Salt Lake City Fire Chief Karl Lieb said it plainly on May 4: "we are in wildfire season." That warning carried extra weight because Utah’s snowpack peaked early, on March 9, at 8.4 inches, the lowest on record, and statewide runoff is forecast at about 50% of normal. The Utah Division of Water Resources said all of Utah is in drought and 59% is in extreme drought, which means a spark can meet tinder even before the hottest part of summer arrives.

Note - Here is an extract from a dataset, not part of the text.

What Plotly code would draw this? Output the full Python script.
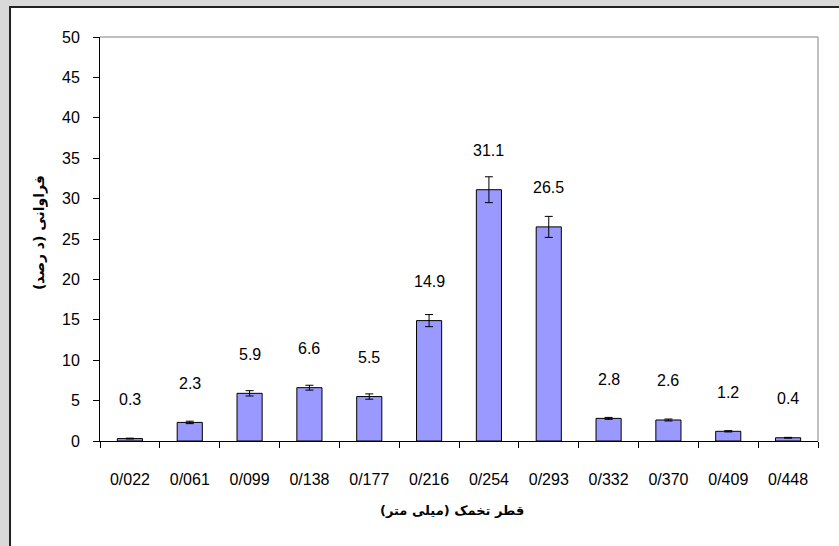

For campers and drivers, the practical risk is not abstract. Sandy Fire Chief Ryan McConaghie said about 70% of Utah wildfires last year were human-caused. A separate state update showed human-caused fires made up about 85% of the 117 fires reported by the end of April, including the April 22 Goshen Canyon Fire in Utah County, which burned 408 acres. That is the kind of fast-moving start that can shut down a trail, block a canyon road, or turn a planned overnight into an evacuation.
State forecasters have already pushed the danger line onto the map. Above-normal fire conditions were projected for southwest Utah and northwest Arizona in May, with the risk expected to spread across most of Utah by June and statewide by July. Strong winds can quickly turn dry fuel into a running fire, especially in foothills, canyon country, and other wildland-urban interface areas where trails, homes, and access roads sit close together.

The takeaway for recreation planning is immediate. Check fire restrictions before leaving home, skip anything that throws sparks near dry vegetation, keep trailer chains from dragging, do not park on grass, and leave grinders, welders, and careless cigarette use out of the equation. The governor’s wildfire preparedness order said Utah faces wildfire risk throughout the year, and state fire officials have said Fire Sense reduced human-caused wildfires by almost 75% from 2020 to 2023. In a year like this, the safest trip is the one planned with wildfire already in mind.